→ **Task to carry out**
Write the data out again, character for character, with no images.

→ **Source excerpt**
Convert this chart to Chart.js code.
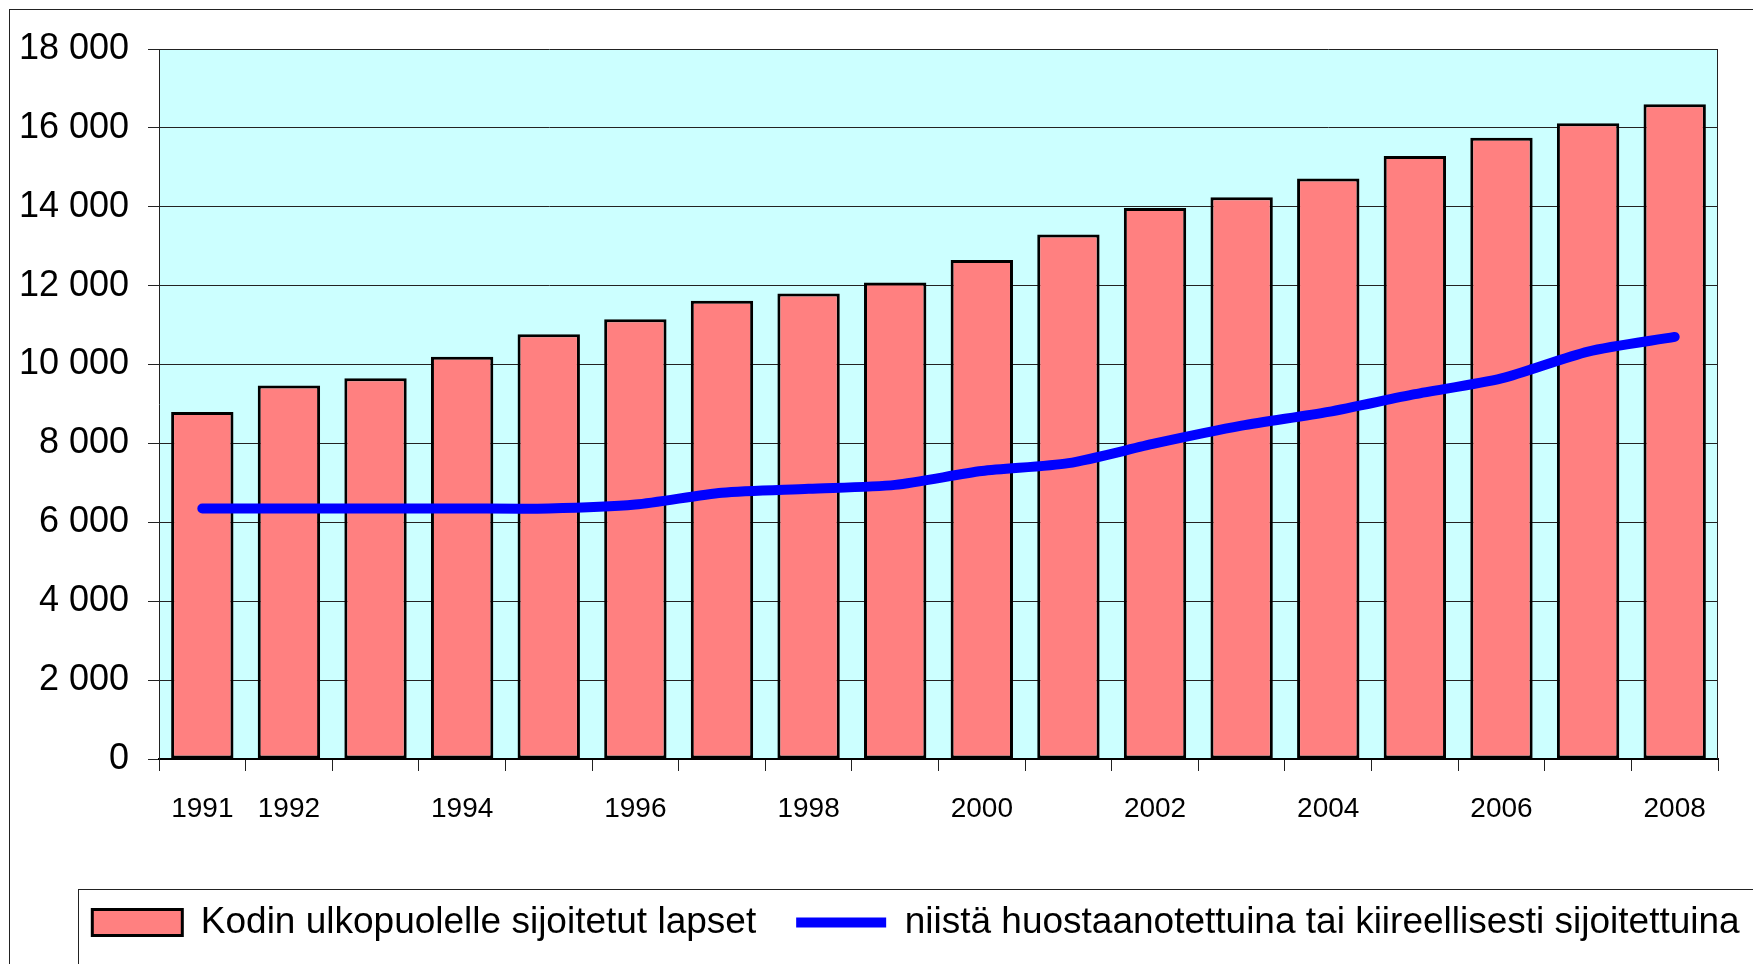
<!DOCTYPE html>
<html>
<head>
<meta charset="utf-8">
<script src="https://cdn.jsdelivr.net/npm/chart.js@4/dist/chart.umd.min.js"></script>
<style>
  html, body { margin: 0; padding: 0; background: #ffffff; }
  #wrap { width: 1753px; height: 964px; position: relative; }
</style>
</head>
<body>
<div id="wrap"><canvas id="lapsetChart" width="1753" height="964"></canvas></div>
<script>
// years on the x axis, and which of them get a label
var years = ['1991', '1992', '1993', '1994', '1995', '1996', '1997', '1998', '1999',
             '2000', '2001', '2002', '2003', '2004', '2005', '2006', '2007', '2008'];
var yearTicks = ['1991', '1992', '', '1994', '', '1996', '', '1998', '',
                 '2000', '', '2002', '', '2004', '', '2006', '', '2008'];

// children placed outside the home (bars)
var placedOutside = [8800, 9470, 9650, 10200, 10770, 11150, 11620, 11800, 12080,
                     12650, 13300, 13970, 14240, 14720, 15290, 15750, 16120, 16600];
// of them taken into custody or urgently placed (line)
var inCustody = [6350, 6350, 6350, 6350, 6350, 6450, 6750, 6850, 6950,
                 7300, 7500, 8000, 8450, 8800, 9250, 9650, 10330, 10700];

var yTicks = [0, 2000, 4000, 6000, 8000, 10000, 12000, 14000, 16000, 18000];

Chart.defaults.font.family = "'Liberation Sans', Arial, sans-serif";
Chart.defaults.color = '#000000';

// 18000 -> "18 000"
function spaced(v) {
    return String(v).replace(/\B(?=(\d{3})+(?!\d))/g, ' ');
}

// plot background, outer frame and the legend frame
var frames = {
    id: 'frames',
    beforeDraw: function (chart) {
        var ctx = chart.ctx;
        var a = chart.chartArea;
        ctx.save();
        ctx.fillStyle = '#ccffff';
        ctx.fillRect(a.left, a.top, a.right - a.left, a.bottom - a.top);
        ctx.strokeStyle = '#222222';
        ctx.lineWidth = 1;
        ctx.strokeRect(9.5, 9.5, 3000, 3000);
        var lg = chart.legend;
        ctx.strokeRect(Math.round(lg.left + 78) + 0.5, Math.round(lg.top + 25) + 0.5, 3000, 3000);
        ctx.restore();
    },
    beforeDatasetsDraw: function (chart) {
        var ctx = chart.ctx;
        var a = chart.chartArea;
        ctx.save();
        ctx.strokeStyle = '#222222';
        ctx.lineWidth = 1;
        ctx.beginPath();
        ctx.moveTo(a.right - 0.5, a.top);
        ctx.lineTo(a.right - 0.5, a.bottom);
        ctx.stroke();
        ctx.restore();
    }
};

var chartTarget = document.getElementById('lapsetChart');

var lapsetChart = new Chart(chartTarget, {
    type: 'bar',
    data: {
        labels: years,
        datasets: [
            {
                type: 'bar',
                label: 'Kodin ulkopuolelle sijoitetut lapset',
                data: placedOutside,
                backgroundColor: '#ff8080',
                borderColor: '#000000',
                borderWidth: 3,
                borderSkipped: false,
                barPercentage: 0.72,
                categoryPercentage: 1.0,
                pointStyle: 'rect',
                order: 2
            },
            {
                type: 'line',
                label: 'niistä huostaanotettuina tai kiireellisesti sijoitettuina',
                data: inCustody,
                borderColor: '#0000ff',
                backgroundColor: '#0000ff',
                borderWidth: 10,
                borderCapStyle: 'round',
                borderJoinStyle: 'round',
                tension: 0.25,
                pointRadius: 0,
                pointHoverRadius: 0,
                pointStyle: 'line',
                fill: false,
                order: 1
            }
        ]
    },
    options: {
        responsive: false,
        animation: false,
        layout: {
            padding: { left: 0, right: -79, top: 49, bottom: 13 }
        },
        scales: {
            x: {
                offset: true,
                grid: {
                    offset: true,
                    drawOnChartArea: false,
                    color: '#222222',
                    tickLength: 12
                },
                border: { color: '#000000', width: 2 },
                ticks: {
                    autoSkip: false,
                    maxRotation: 0,
                    padding: 21,
                    font: { size: 28 },
                    callback: function (value, index) { return yearTicks[index]; }
                },
                afterFit: function (scale) { scale.height = 105; }
            },
            y: {
                min: 0,
                max: 18000,
                afterBuildTicks: function (scale) {
                    scale.ticks = yTicks.map(function (v) { return { value: v }; });
                },
                grid: {
                    color: '#222222',
                    tickLength: 11
                },
                border: { color: '#222222', width: 1 },
                ticks: {
                    padding: 19,
                    font: { size: 36 },
                    callback: function (value) { return spaced(value); }
                },
                afterFit: function (scale) { scale.width = 159; }
            },
            // empty right-hand axis, keeps the plot off the right edge
            yRight: {
                position: 'right',
                display: true,
                grid: { display: false },
                border: { display: false },
                ticks: { display: false },
                afterFit: function (scale) { scale.width = 114; }
            }
        },
        plugins: {
            legend: {
                position: 'bottom',
                align: 'center',
                labels: {
                    usePointStyle: true,
                    pointStyleWidth: 90,
                    boxHeight: 26,
                    padding: 40,
                    font: { size: 37 },
                    color: '#000000',
                    sort: function (a, b) { return a.datasetIndex - b.datasetIndex; }
                }
            },
            tooltip: { enabled: false }
        }
    },
    plugins: [frames]
});
</script>
</body>
</html>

→ **Task response**
Convert this chart to Chart.js code.
<!DOCTYPE html>
<html>
<head>
<meta charset="utf-8">
<script src="https://cdn.jsdelivr.net/npm/chart.js@4/dist/chart.umd.min.js"></script>
<style>
  html, body { margin: 0; padding: 0; background: #ffffff; }
  #wrap { width: 1753px; height: 964px; position: relative; }
</style>
</head>
<body>
<div id="wrap"><canvas id="lapsetChart" width="1753" height="964"></canvas></div>
<script>
// years on the x axis, and which of them get a label
var years = ['1991', '1992', '1993', '1994', '1995', '1996', '1997', '1998', '1999',
             '2000', '2001', '2002', '2003', '2004', '2005', '2006', '2007', '2008'];
var yearTicks = ['1991', '1992', '', '1994', '', '1996', '', '1998', '',
                 '2000', '', '2002', '', '2004', '', '2006', '', '2008'];

// children placed outside the home (bars)
var placedOutside = [8800, 9470, 9650, 10200, 10770, 11150, 11620, 11800, 12080,
                     12650, 13300, 13970, 14240, 14720, 15290, 15750, 16120, 16600];
// of them taken into custody or urgently placed (line)
var inCustody = [6350, 6350, 6350, 6350, 6350, 6450, 6750, 6850, 6950,
                 7300, 7500, 8000, 8450, 8800, 9250, 9650, 10330, 10700];

var yTicks = [0, 2000, 4000, 6000, 8000, 10000, 12000, 14000, 16000, 18000];

Chart.defaults.font.family = "'Liberation Sans', Arial, sans-serif";
Chart.defaults.color = '#000000';

// 18000 -> "18 000"
function spaced(v) {
    return String(v).replace(/\B(?=(\d{3})+(?!\d))/g, ' ');
}

// plot background, outer frame and the legend frame
var frames = {
    id: 'frames',
    beforeDraw: function (chart) {
        var ctx = chart.ctx;
        var a = chart.chartArea;
        ctx.save();
        ctx.fillStyle = '#ccffff';
        ctx.fillRect(a.left, a.top, a.right - a.left, a.bottom - a.top);
        ctx.strokeStyle = '#222222';
        ctx.lineWidth = 1;
        ctx.strokeRect(9.5, 9.5, 3000, 3000);
        var lg = chart.legend;
        ctx.strokeRect(Math.round(lg.left + 78) + 0.5, Math.round(lg.top + 25) + 0.5, 3000, 3000);
        ctx.restore();
    },
    beforeDatasetsDraw: function (chart) {
        var ctx = chart.ctx;
        var a = chart.chartArea;
        ctx.save();
        ctx.strokeStyle = '#222222';
        ctx.lineWidth = 1;
        ctx.beginPath();
        ctx.moveTo(a.right - 0.5, a.top);
        ctx.lineTo(a.right - 0.5, a.bottom);
        ctx.stroke();
        ctx.restore();
    }
};

var chartTarget = document.getElementById('lapsetChart');

var lapsetChart = new Chart(chartTarget, {
    type: 'bar',
    data: {
        labels: years,
        datasets: [
            {
                type: 'bar',
                label: 'Kodin ulkopuolelle sijoitetut lapset',
                data: placedOutside,
                backgroundColor: '#ff8080',
                borderColor: '#000000',
                borderWidth: 3,
                borderSkipped: false,
                barPercentage: 0.72,
                categoryPercentage: 1.0,
                pointStyle: 'rect',
                order: 2
            },
            {
                type: 'line',
                label: 'niistä huostaanotettuina tai kiireellisesti sijoitettuina',
                data: inCustody,
                borderColor: '#0000ff',
                backgroundColor: '#0000ff',
                borderWidth: 10,
                borderCapStyle: 'round',
                borderJoinStyle: 'round',
                tension: 0.25,
                pointRadius: 0,
                pointHoverRadius: 0,
                pointStyle: 'line',
                fill: false,
                order: 1
            }
        ]
    },
    options: {
        responsive: false,
        animation: false,
        layout: {
            padding: { left: 0, right: -79, top: 49, bottom: 13 }
        },
        scales: {
            x: {
                offset: true,
                grid: {
                    offset: true,
                    drawOnChartArea: false,
                    color: '#222222',
                    tickLength: 12
                },
                border: { color: '#000000', width: 2 },
                ticks: {
                    autoSkip: false,
                    maxRotation: 0,
                    padding: 21,
                    font: { size: 28 },
                    callback: function (value, index) { return yearTicks[index]; }
                },
                afterFit: function (scale) { scale.height = 105; }
            },
            y: {
                min: 0,
                max: 18000,
                afterBuildTicks: function (scale) {
                    scale.ticks = yTicks.map(function (v) { return { value: v }; });
                },
                grid: {
                    color: '#222222',
                    tickLength: 11
                },
                border: { color: '#222222', width: 1 },
                ticks: {
                    padding: 19,
                    font: { size: 36 },
                    callback: function (value) { return spaced(value); }
                },
                afterFit: function (scale) { scale.width = 159; }
            },
            // empty right-hand axis, keeps the plot off the right edge
            yRight: {
                position: 'right',
                display: true,
                grid: { display: false },
                border: { display: false },
                ticks: { display: false },
                afterFit: function (scale) { scale.width = 114; }
            }
        },
        plugins: {
            legend: {
                position: 'bottom',
                align: 'center',
                labels: {
                    usePointStyle: true,
                    pointStyleWidth: 90,
                    boxHeight: 26,
                    padding: 40,
                    font: { size: 37 },
                    color: '#000000',
                    sort: function (a, b) { return a.datasetIndex - b.datasetIndex; }
                }
            },
            tooltip: { enabled: false }
        }
    },
    plugins: [frames]
});
</script>
</body>
</html>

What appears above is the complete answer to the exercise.